In the US, the Digital Millennium Copyright Act — which is known for the web takedown orders it provides a framework for — is the official implementation of these treaties. India did not sign either treaty.
IP protection on the Internet in India
In 2016, the Department of Industrial Policy and Promotion issued a memo saying that the Copyright Act, 1957 covers content on the internet as well. On top of that, the IT Act has DMCA-esque provisions to ensure that online platforms take down copyrighted content on their website after being provided notice. As such, India is already compliant with the WIPO’s internet treaties.
Both the treaties empower copyright holders to deploy technologies like Digital Rights Management software that make it harder to create copies of online content. In India, sections 65A and 65B of the Copyright Act were added in 2012 via amendment, and these amendments essentially harmonized the copyright regime with the internet treaties. All that was remaining was to clarify that the Copyright Act includes internet content, which the DIPP did in 2016.
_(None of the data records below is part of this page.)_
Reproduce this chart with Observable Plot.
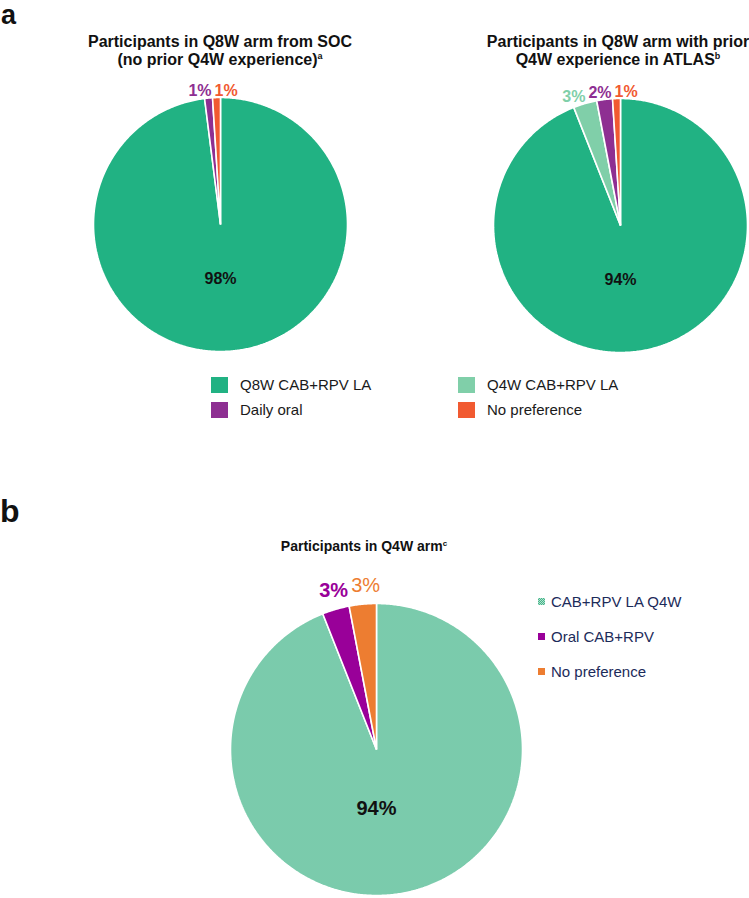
<!DOCTYPE html>
<html><head><meta charset="utf-8">
<script src="https://cdn.jsdelivr.net/npm/d3@7"></script>
<script src="https://cdn.jsdelivr.net/npm/@observablehq/plot@0.6"></script>
<style>
body{margin:0;background:#fff;font-family:"Liberation Sans",Arial,sans-serif;}
#fig{position:relative;width:749px;height:898px;overflow:hidden;background:#fff;}
.abs{position:absolute;white-space:nowrap;}
.sup{font-size:9px;position:relative;top:-6px;}
</style></head><body><div id="fig"></div>
<script>
// ---------- data ----------
const pieA1Title = ["Participants in Q8W arm from SOC", "(no prior Q4W experience)", "a"];
const pieA1Categories = ["Q8W CAB+RPV LA", "Daily oral", "No preference"];
const pieA1Values = [98, 1, 1];

const pieA2Title = ["Participants in Q8W arm with prior", "Q4W experience in ATLAS", "b"];
const pieA2Categories = ["Q8W CAB+RPV LA", "Q4W CAB+RPV LA", "Daily oral", "No preference"];
const pieA2Values = [94, 3, 2, 1];

const legendACategories = ["Q8W CAB+RPV LA", "Q4W CAB+RPV LA", "Daily oral", "No preference"];
const legendAColors = ["#21b283", "#80cfa9", "#8e2f92", "#f15a31"];

const pieBTitle = ["Participants in Q4W arm", "c"];
const pieBCategories = ["CAB+RPV LA Q4W", "Oral CAB+RPV", "No preference"];
const pieBValues = [94, 3, 3];
const pieBColors = ["url(#checkB)", "#990099", "#ed7d31"];

const panelLetters = ["a", "b"];

// ---------- helpers ----------
const FONT = "Liberation Sans, Arial, sans-serif";
const fig = document.getElementById("fig");

function build(cats, vals) {
  const total = d3.sum(vals);
  let acc = 0;
  const pts = [], slices = [];
  cats.forEach((c, i) => {
    const a0 = 2 * Math.PI * acc / total;
    acc += vals[i];
    const a1 = 2 * Math.PI * acc / total;
    slices.push({cat: c, value: vals[i], a0, a1, mid: (a0 + a1) / 2});
    const n = Math.max(2, Math.ceil((a1 - a0) / (Math.PI / 360)));
    pts.push({cat: c, x: 0, y: 0});
    for (let k = 0; k <= n; k++) {
      const a = a0 + (a1 - a0) * k / n;
      pts.push({cat: c, x: Math.sin(a), y: Math.cos(a)});
    }
  });
  return {pts, slices};
}

// label layout: small slices labelled above the pie, dodged so they don't overlap
function outerLabels(slices, r, fontSize) {
  const big = d3.greatest(slices, d => d.value);
  const small = slices.filter(d => d !== big).sort((a, b) => b.a1 - a.a1);
  const out = [];
  let prevLeft = null;
  small.forEach((s, i) => {
    const text = s.value + "%";
    const w = 1.445 * fontSize * text.length / 2;
    let cx;
    if (i === 0) {
      cx = r * Math.sin(s.a0) + 2 + w / 2;
    } else {
      cx = Math.min(r * Math.sin(s.mid), prevLeft - 3 - w / 2);
    }
    prevLeft = cx - w / 2;
    out.push({cat: s.cat, text, x: cx / r, y: Math.cos(s.mid)});
  });
  return {labels: out, big};
}

function drawPie({cats, vals, domain, range, cx, cy, r, m, labelSize, labelDy, centerSize, centerY, lightCats = [], defs}) {
  const {pts, slices} = build(cats, vals);
  const {labels, big} = outerLabels(slices, r, labelSize);
  const size = 2 * r + 2 * m;
  const svg = Plot.plot({
    width: size, height: size,
    margin: m,
    style: {background: "transparent", fontFamily: FONT},
    x: {domain: [-1, 1], axis: null},
    y: {domain: [-1, 1], axis: null},
    color: {domain, range},
    marks: [
      Plot.line(pts, {x: "x", y: "y", z: "cat", fill: "cat", stroke: "white", strokeWidth: 1.6, curve: "linear-closed", strokeLinejoin: "miter"}),
      Plot.text(labels.filter(d => !lightCats.includes(d.cat)), {x: "x", y: "y", text: "text", fill: "cat", fontSize: labelSize, fontWeight: "bold", lineAnchor: "bottom", dy: labelDy, fontFamily: FONT}),
      Plot.text(labels.filter(d => lightCats.includes(d.cat)), {x: "x", y: "y", text: "text", fill: "cat", fontSize: labelSize, fontWeight: "normal", lineAnchor: "bottom", dy: labelDy, fontFamily: FONT}),
      Plot.text([big], {x: () => 0, y: () => -centerY, text: d => d.value + "%", fill: "#111", fontSize: centerSize, fontWeight: "bold", lineAnchor: "middle", fontFamily: FONT})
    ]
  });
  if (defs) defs(svg);
  const wrap = document.createElement("div");
  wrap.className = "abs";
  wrap.style.left = (cx - r - m) + "px";
  wrap.style.top = (cy - r - m) + "px";
  wrap.style.width = size + "px";
  wrap.style.height = size + "px";
  wrap.appendChild(svg);
  fig.appendChild(wrap);
}

function addText(html, {left, top, width, size, weight = "bold", color = "#111", align = "center", lh}) {
  const d = document.createElement("div");
  d.className = "abs";
  d.style.left = left + "px";
  d.style.top = top + "px";
  if (width) d.style.width = width + "px";
  d.style.fontSize = size + "px";
  d.style.fontWeight = weight;
  d.style.color = color;
  d.style.textAlign = align;
  d.style.lineHeight = (lh || size) + "px";
  d.innerHTML = html;
  fig.appendChild(d);
  return d;
}

function swatch(left, top, w, h, bg) {
  const s = document.createElement("div");
  s.className = "abs";
  s.style.left = left + "px"; s.style.top = top + "px";
  s.style.width = w + "px"; s.style.height = h + "px";
  s.style.background = bg;
  fig.appendChild(s);
}

// ---------- panel a ----------
const colorOf = c => legendAColors[legendACategories.indexOf(c)];
drawPie({cats: pieA1Categories, vals: pieA1Values, domain: pieA1Categories, range: pieA1Categories.map(colorOf),
  cx: 220, cy: 224, r: 127, m: 30, labelSize: 16, labelDy: -2, centerSize: 16, centerY: 0.425});
drawPie({cats: pieA2Categories, vals: pieA2Values, domain: pieA2Categories, range: pieA2Categories.map(colorOf),
  cx: 620, cy: 225, r: 127, m: 30, labelSize: 16, labelDy: -2, centerSize: 16, centerY: 0.425});

// ---------- panel b ----------
drawPie({cats: pieBCategories, vals: pieBValues, domain: pieBCategories, range: pieBColors,
  cx: 376, cy: 749, r: 146, m: 40, labelSize: 20, labelDy: -12, centerSize: 20, centerY: 0.405,
  lightCats: ["No preference"],
  defs: svg => {
    const defs = d3.select(svg).insert("defs", ":first-child");
    const p = defs.append("pattern").attr("id", "checkB").attr("width", 2).attr("height", 2).attr("patternUnits", "userSpaceOnUse");
    p.append("rect").attr("width", 2).attr("height", 2).attr("fill", "#b0e1cd");
    p.append("rect").attr("width", 1).attr("height", 1).attr("fill", "#45b58b");
    p.append("rect").attr("x", 1).attr("y", 1).attr("width", 1).attr("height", 1).attr("fill", "#45b58b");
  }});

// ---------- text ----------
addText(panelLetters[0], {left: 1, top: 0, size: 27, align: "left", lh: 31});
addText(panelLetters[1], {left: 0, top: 493, size: 32, align: "left", lh: 36});

addText(`${pieA1Title[0]}<br>${pieA1Title[1]}<span class="sup">${pieA1Title[2]}</span>`, {left: 40, top: 32.5, width: 360, size: 16, lh: 18});
addText(`${pieA2Title[0]}<br>${pieA2Title[1]}<span class="sup">${pieA2Title[2]}</span>`, {left: 438, top: 32.5, width: 360, size: 16, lh: 18});
addText(`${pieBTitle[0]}<span class="sup" style="font-size:8px;top:-5px">${pieBTitle[1]}</span>`, {left: 214, top: 538, width: 300, size: 14, lh: 16});

// legend a (2 columns)
const legAX = [211, 458], legAY = [384.5, 409.5];
legendACategories.forEach((c, i) => {
  const col = i % 2, row = Math.floor(i / 2);
  swatch(legAX[col], legAY[row] - 8, 17, 16, legendAColors[i]);
  addText(c, {left: legAX[col] + 29, top: legAY[row] - 8.5, size: 15, weight: "normal", color: "#1a1a1a", align: "left", lh: 17});
});

// legend b (vertical)
const legBY = [601, 636, 671];
pieBCategories.forEach((c, i) => {
  const bg = i === 0 ? "repeating-conic-gradient(#45b58b 0 25%, #b0e1cd 0 50%) 0 0/2px 2px" : pieBColors[i];
  swatch(538, legBY[i] - 3, 7, 7, bg);
  addText(c, {left: 551, top: legBY[i] - 8.5, size: 15, weight: "normal", color: "#1c2b5a", align: "left", lh: 17});
});
</script></body></html>
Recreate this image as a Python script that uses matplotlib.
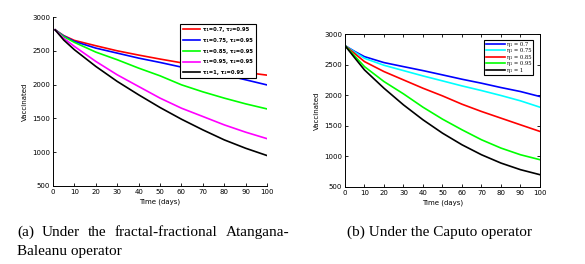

The legal regime in India is therefore already in keeping with the requirements of WIPO’s internet treaties, so no further legislative changes are required. The government said that signing the treaty will help India “instil confidence and distribute creative works in digital environment with return on investment”.
About the WIPO’s internet treaties
From the government’s statement:
The WIPO Copyright Treaty came in force on March 6, 2002 and has been adopted by 96 contracting parties till date and is a Special agreement under the Berne Convention (for protection of literary and artistic works). It has provisions to extend the protection of copyrights contained therein to the digital environment. Further it recognises the rights specific to digital environment, of making work available, to address “on-demand” and other interactive modes of access,
The WIPO Performances and Phonograms Treaty came in force on May 20, 2002 and has 96 contracting parties as its members. WPPT deals with rights of two kinds of beneficiaries, particularly in digital environment – (i) Performers (actors, singers, musicians etc.) (ii) Producers of Phonograms (Sound recordings). The treaty empowers right owners in theit negotiations with new digital platforms and distributors. It recognizes moral rights of the performers for the first time & provides exclusive economic rights to them.